# Direction:
Only the lines from the start of the data to the line containing "16.9, 15.5, 14.2];", both included, should be output, exactly and without pictures.

# Dataset extract:
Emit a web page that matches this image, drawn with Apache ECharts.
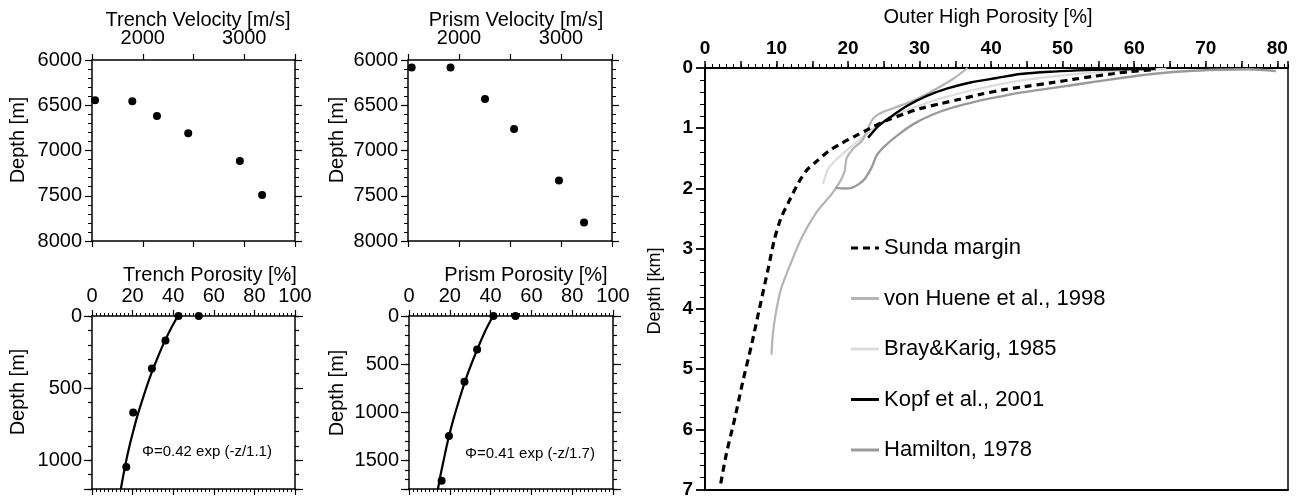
<!DOCTYPE html>
<html><head><meta charset="utf-8">
<script src="https://cdn.jsdelivr.net/npm/echarts@6/dist/echarts.min.js"></script>
<style>html,body{margin:0;padding:0;background:#fff}#c{width:1303px;height:499px}</style>
</head><body><div id="c"></div>
<script>
// ---------- data ----------
const trenchVelocity = [1530, 1897, 2140, 2448, 2957, 3176];
const trenchVelDepth = [6445, 6456, 6619, 6810, 7116, 7492];
const prismVelocity = [1536, 1917, 2255, 2540, 2980, 3226];
const prismVelDepth = [6083, 6083, 6430, 6762, 7332, 7795];

const trenchPorosity = [42.6, 52.6, 36.2, 29.5, 20.3, 16.9];
const trenchPorDepth = [0, 0, 170, 365, 669, 1048];
const trenchFitDepth = [0, 100, 200, 300, 400, 500, 600, 700, 800, 900, 1000, 1100, 1200];
const trenchFitPorosity = [42.3, 38.4, 35.0, 32.0, 29.2, 26.7, 24.4, 22.2, 20.3, 18.5, 16.9, 15.5, 14.2];

const prismPorosity = [41.4, 52.2, 33.4, 27.2, 19.6, 16.0];
const prismPorDepth = [0, 0, 348, 685, 1249, 1715];
const prismFitDepth = [0, 150, 300, 450, 600, 750, 900, 1050, 1200, 1350, 1500, 1650, 1800];
const prismFitPorosity = [41.2, 37.5, 34.4, 31.5, 28.8, 26.4, 24.2, 22.1, 20.2, 18.5, 17.0, 15.5, 14.2];

// Outer high porosity curves: [porosity %, depth km]
const sundaMargin = [[2.2,6.9],[3.0,6.4],[4.2,5.8],[5.3,5.2],[6.5,4.6],[7.6,4.0],[8.8,3.35],[9.7,2.85],[10.6,2.5],[11.8,2.2],[13.1,1.9],[14.2,1.7],[15.6,1.55],[17.3,1.38],[19.1,1.25],[21.0,1.13],[23.1,1.0],[25.2,0.88],[27.9,0.76],[30.2,0.67],[33.0,0.59],[35.6,0.52],[38.4,0.44],[41.8,0.36],[44.6,0.31],[48.7,0.24],[51.4,0.19],[54.2,0.14],[57.0,0.095],[59.3,0.06],[62.5,0.03]];
const vonHuene = [[36.7,0],[34.8,0.17],[32.1,0.36],[29.3,0.53],[26.5,0.66],[24.5,0.75],[23.5,0.84],[22.8,1.0],[22.0,1.2],[20.8,1.33],[19.8,1.5],[19.5,1.72],[18.8,1.9],[17.8,2.08],[16.8,2.22],[15.5,2.41],[13.6,2.8],[11.8,3.3],[10.6,3.68],[9.9,4.07],[9.5,4.4],[9.3,4.76]];
const brayKarig = [[16.5,1.93],[17.3,1.66],[19.1,1.44],[21.0,1.25],[22.4,1.11],[24.0,0.96],[26.0,0.82],[28.4,0.69],[31.0,0.58],[34.0,0.47],[37.4,0.37],[40.8,0.28],[44.1,0.21],[48.7,0.14],[53.3,0.085],[57.9,0.045],[62.5,0.022],[64.5,0.015]];
const kopf = [[22.8,1.16],[24.2,0.97],[26.1,0.80],[28.4,0.62],[31.1,0.46],[33.9,0.34],[37.1,0.24],[40.8,0.166],[44.1,0.10],[48.7,0.06],[53.3,0.035],[57.9,0.022],[63.0,0.017]];
const hamilton = [[18.2,1.99],[19.5,2.0],[20.5,1.99],[21.6,1.92],[22.4,1.83],[23.3,1.65],[24.0,1.45],[25.1,1.30],[27.0,1.11],[29.3,0.92],[32.1,0.76],[34.8,0.65],[38.1,0.55],[41.0,0.48],[44.1,0.41],[48.7,0.33],[53.3,0.25],[57.9,0.17],[62.5,0.10],[67.1,0.055],[71.7,0.03],[76.0,0.02],[79.8,0.05]];

const legendNames = ['Sunda margin', 'von Huene et al., 1998', 'Bray&Karig, 1985', 'Kopf et al., 2001', 'Hamilton, 1978'];

// ---------- helpers ----------
const FONT = '"Liberation Sans", Arial, Helvetica, sans-serif';
const zip = (a, b) => a.map((v, i) => [v, b[i]]);

const xAxes = [], yAxes = [];
function axis(o) {
  return {
    type: 'value', gridIndex: o.grid, position: o.pos, min: o.min, max: o.max, interval: o.interval,
    inverse: !!o.inverse, offset: 0,
    axisLine: { show: o.line !== false, onZero: false, lineStyle: { color: '#000', width: o.lw || 1.5 } },
    axisTick: { show: o.tick !== false, inside: false, length: o.tickLen || 6, lineStyle: { color: '#000', width: o.tw || 1.2 } },
    minorTick: { show: !!o.minor, splitNumber: o.minor || 5, length: o.minorLen || 3, lineStyle: { color: '#000', width: 1 } },
    axisLabel: o.labels ? { show: true, margin: o.margin, fontSize: o.fs, fontFamily: FONT, color: '#000', fontWeight: o.fw || 'normal', formatter: o.labels } : { show: false },
    splitLine: { show: false }, minorSplitLine: { show: false }
  };
}
const addX = o => { xAxes.push(axis(o)); return xAxes.length - 1; };
const addY = o => { yAxes.push(axis(o)); return yAxes.length - 1; };

const grids = [
  { left: 92, top: 60, width: 203, height: 181 },
  { left: 408, top: 60, width: 204, height: 181 },
  { left: 92, top: 316, width: 203, height: 173 },
  { left: 409, top: 316, width: 204, height: 173 },
  { left: 705, top: 68, width: 583, height: 424 }
];

const velLabel = v => (v % 1000 === 0 && v > 1500 && v < 3500) ? String(v) : '';
const idx = [];
for (let g = 0; g < 2; g++) {
  const xi = addX({ grid: g, pos: 'top', min: 1500, max: 3500, interval: 500, labels: velLabel, fs: 20, margin: 12, tickLen: 6 });
  addX({ grid: g, pos: 'bottom', min: 1500, max: 3500, interval: 500, tickLen: 6 });
  const yi = addY({ grid: g, pos: 'left', min: 6000, max: 8000, interval: 500, inverse: true, minor: 5, labels: v => String(v), fs: 20, margin: 10, tickLen: 7, minorLen: 4 });
  addY({ grid: g, pos: 'right', min: 6000, max: 8000, interval: 500, inverse: true, minor: 5, tickLen: 7, minorLen: 4 });
  idx.push([xi, yi]);
}
const porMax = [1200, 1800];
for (let k = 0; k < 2; k++) {
  const g = 2 + k;
  const xi = addX({ grid: g, pos: 'top', min: 0, max: 100, interval: 20, minor: 10, labels: v => String(v), fs: 20, margin: 10, tickLen: 6, minorLen: 3 });
  addX({ grid: g, pos: 'bottom', min: 0, max: 100, interval: 20, minor: 10, tickLen: 6, minorLen: 3 });
  const yi = addY({ grid: g, pos: 'left', min: 0, max: porMax[k], interval: 100, inverse: true, labels: v => (v % 500 === 0 ? String(v) : ''), fs: 20, margin: 10, tickLen: 4 });
  addY({ grid: g, pos: 'left', min: 0, max: porMax[k], interval: 500, inverse: true, line: false, tickLen: 8 });
  addY({ grid: g, pos: 'right', min: 0, max: porMax[k], interval: 100, inverse: true, tickLen: 4 });
  addY({ grid: g, pos: 'right', min: 0, max: porMax[k], interval: 500, inverse: true, line: false, tickLen: 8 });
  idx.push([xi, yi]);
}
// outer high porosity panel (fine ticks every 1 %, long ticks every 5 %, labels every 10 %)
const OUTER_MAX = 81.5;
const rx = addX({ grid: 4, pos: 'top', min: 0, max: OUTER_MAX, interval: 5, labels: v => (v % 10 === 0 ? String(v) : ''), fs: 19, fw: 'bold', margin: 10, tickLen: 7, lw: 2, tw: 1.5 });
addX({ grid: 4, pos: 'top', min: 0, max: OUTER_MAX, interval: 1, line: false, tickLen: 4, tw: 1 });
addX({ grid: 4, pos: 'bottom', min: 0, max: OUTER_MAX, interval: 5, tick: false, lw: 2 });
const ry = addY({ grid: 4, pos: 'left', min: 0, max: 7, interval: 1, inverse: true, minor: 5, labels: v => String(v), fs: 19, fw: 'bold', margin: 12, tickLen: 9, minorLen: 5, lw: 2, tw: 1.8 });
addY({ grid: 4, pos: 'right', min: 0, max: 7, interval: 1, inverse: true, tick: false, lw: 1.5 });

const dot = (data, p) => ({ type: 'scatter', data, xAxisIndex: idx[p][0], yAxisIndex: idx[p][1], symbol: 'circle', symbolSize: 8, itemStyle: { color: '#000', opacity: 1 }, z: 3, silent: true });
const fit = (data, p) => ({ type: 'line', data, xAxisIndex: idx[p][0], yAxisIndex: idx[p][1], showSymbol: false, symbol: 'none', smooth: 0.3, lineStyle: { color: '#000', width: 2.2 }, z: 2, silent: true });
const curve = (name, data, color, width, type, z) => ({ name, type: 'line', data, xAxisIndex: rx, yAxisIndex: ry, showSymbol: false, symbol: 'none', smooth: 0.3, lineStyle: { color, width, type, cap: 'butt' }, itemStyle: { color }, z, silent: true });

const series = [
  dot(zip(trenchVelocity, trenchVelDepth), 0),
  dot(zip(prismVelocity, prismVelDepth), 1),
  fit(zip(trenchFitPorosity, trenchFitDepth), 2),
  dot(zip(trenchPorosity, trenchPorDepth), 2),
  fit(zip(prismFitPorosity, prismFitDepth), 3),
  dot(zip(prismPorosity, prismPorDepth), 3),
  curve(legendNames[2], brayKarig, '#dcdcdc', 2.2, 'solid', 2),
  curve(legendNames[1], vonHuene, '#b4b4b4', 2.2, 'solid', 3),
  curve(legendNames[4], hamilton, '#9a9a9a', 2.4, 'solid', 3),
  curve(legendNames[3], kopf, '#000', 2.4, 'solid', 4),
  curve(legendNames[0], sundaMargin, '#000', 3.2, [7, 5], 5)
];

const txt = (text, x, y, size, opts = {}) => ({
  type: 'text', x, y, rotation: opts.rot || 0, silent: true,
  style: { text, fontSize: size, fontFamily: FONT, fill: '#000', align: opts.align || 'center', verticalAlign: 'middle' }
});

const dashIcon = 'path://M0,0h7v3h-7z M12,0h7v3h-7z M24,0h4v3h-4z';
const option = {
  animation: false,
  backgroundColor: '#fff',
  grid: grids,
  xAxis: xAxes,
  yAxis: yAxes,
  series,
  legend: {
    data: legendNames.map((n, i) => ({ name: n, icon: i === 0 ? dashIcon : 'rect' })),
    orient: 'vertical', left: 846, top: 230,
    itemWidth: 28, itemHeight: 3, itemGap: 24.5, selectedMode: false,
    textStyle: { fontSize: 22, lineHeight: 26, fontFamily: FONT, color: '#000' }
  },
  graphic: [
    txt('Trench Velocity [m/s]', 198, 20, 20),
    txt('Prism Velocity [m/s]', 516, 20, 20),
    txt('Trench Porosity [%]', 210, 275, 20),
    txt('Prism Porosity [%]', 526, 275, 20),
    txt('Depth [m]', 18, 140, 20, { rot: Math.PI / 2 }),
    txt('Depth [m]', 337, 140, 20, { rot: Math.PI / 2 }),
    txt('Depth [m]', 18, 392, 20, { rot: Math.PI / 2 }),
    txt('Depth [m]', 337, 393, 20, { rot: Math.PI / 2 }),
    txt('Φ=0.42 exp (-z/1.1)', 142, 452, 15, { align: 'left' }),
    txt('Φ=0.41 exp (-z/1.7)', 465, 454, 15, { align: 'left' }),
    txt('Outer High Porosity [%]', 988, 17, 20),
    txt('Depth [km]', 655, 291, 18, { rot: Math.PI / 2 })
  ]
};

const chart = echarts.init(document.getElementById('c'), null, { renderer: 'canvas' });
chart.setOption(option);
</script>
</body></html>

# Response to this task:
Emit a web page that matches this image, drawn with Apache ECharts.
<!DOCTYPE html>
<html><head><meta charset="utf-8">
<script src="https://cdn.jsdelivr.net/npm/echarts@6/dist/echarts.min.js"></script>
<style>html,body{margin:0;padding:0;background:#fff}#c{width:1303px;height:499px}</style>
</head><body><div id="c"></div>
<script>
// ---------- data ----------
const trenchVelocity = [1530, 1897, 2140, 2448, 2957, 3176];
const trenchVelDepth = [6445, 6456, 6619, 6810, 7116, 7492];
const prismVelocity = [1536, 1917, 2255, 2540, 2980, 3226];
const prismVelDepth = [6083, 6083, 6430, 6762, 7332, 7795];

const trenchPorosity = [42.6, 52.6, 36.2, 29.5, 20.3, 16.9];
const trenchPorDepth = [0, 0, 170, 365, 669, 1048];
const trenchFitDepth = [0, 100, 200, 300, 400, 500, 600, 700, 800, 900, 1000, 1100, 1200];
const trenchFitPorosity = [42.3, 38.4, 35.0, 32.0, 29.2, 26.7, 24.4, 22.2, 20.3, 18.5, 16.9, 15.5, 14.2];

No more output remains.